Myanmar was yesterday investigating the cause of an air accident that left two people dead and 11 injured when a passenger jet packed with foreign tourists crash-landed and caught fire.
The incident raised fresh questions about the safety standards of Myanmar’s fast-growing, but overstretched, aviation and tourist industries as foreign visitors flock to the country as it emerges from decades of junta rule.
The aging Fokker 100 jet came down in thick fog on Tuesday in a field short of the runway at Heho airport — the gateway to the popular tourist destination of Inle Lake — breaking its tail and catching fire, Burmese officials said.
Photo: EPA / MYANMAR POLICE FORCE
One Burmese tour guide on board was killed along with a motorcyclist on the ground.
The airline said the injured included two Americans who were flown to Bangkok, Thailand, for treatment. Two Britons, one South Korean man and the two pilots were also hurt.
“We are still working to find out the cause,” the deputy director-general of the Burmese Civil Aviation Department, Win Swe Tun, who is heading the investigation into the crash, told reporters.
He said the plane appeared to have hit a power cable while approaching the runway.
“Seventy of the 71 people on board survived and one died — it’s very rare,” he added.

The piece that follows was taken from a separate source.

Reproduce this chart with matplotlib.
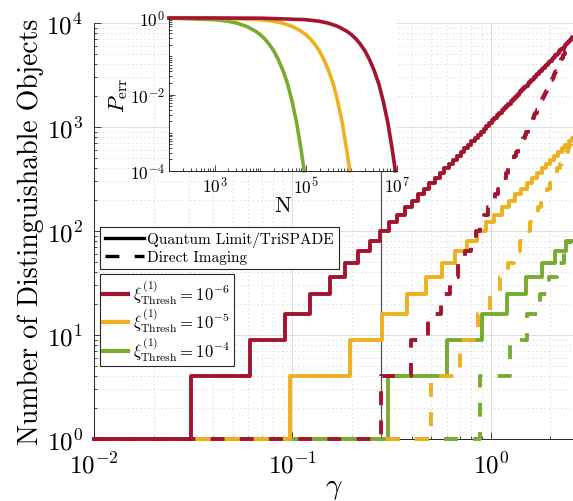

Air Bagan, which described the accident as an “emergency landing,” said it had retrieved the plane’s black box data recorder.
One eyewitness said flames were already spewing from the plane before it crash-landed.
“We followed the plane as it flew on fire,” 27-year-old villager Phoe La Pyae said. “When we saw the plane, the wing was broken already. It was so lucky. If the emergency exit had not been opened, no one would have survived.”
“We helped to send some seriously injured people to hospital. Their skin was burnt because of fire. Foreigners seemed really scared about what happened,” he added.
A Swiss survivor, Leandre Guillod, told British broadcaster the BBC from a hospital in Rangoon that the plane was flying through clouds shortly before it crashed.
“Suddenly, we just hit the ground and then it was all red and orange,” the 28-year-old said, adding that a stewardess had opened the emergency exit.
“I was pretty much at the back ... there was an opening above the wing, there was lots of fire so me and my girlfriend just jumped because we thought it was better to get out as soon as possible before it might explode,” Guillod said.
The body of the aircraft was almost entirely burned, while part of a wing was seen lying next to a nearby road, a reporter at the scene said.
“Air Bagan deeply regret the deaths of two persons and tender its condolences to the bereaved families,” the airline said in an English-language statement posted on its Facebook page. “Air Bagan in collaboration with the [Burmese] Ministry of Transport is investigating into the cause of the accident. We will take full responsibility for all passengers and will release further information as we received it.”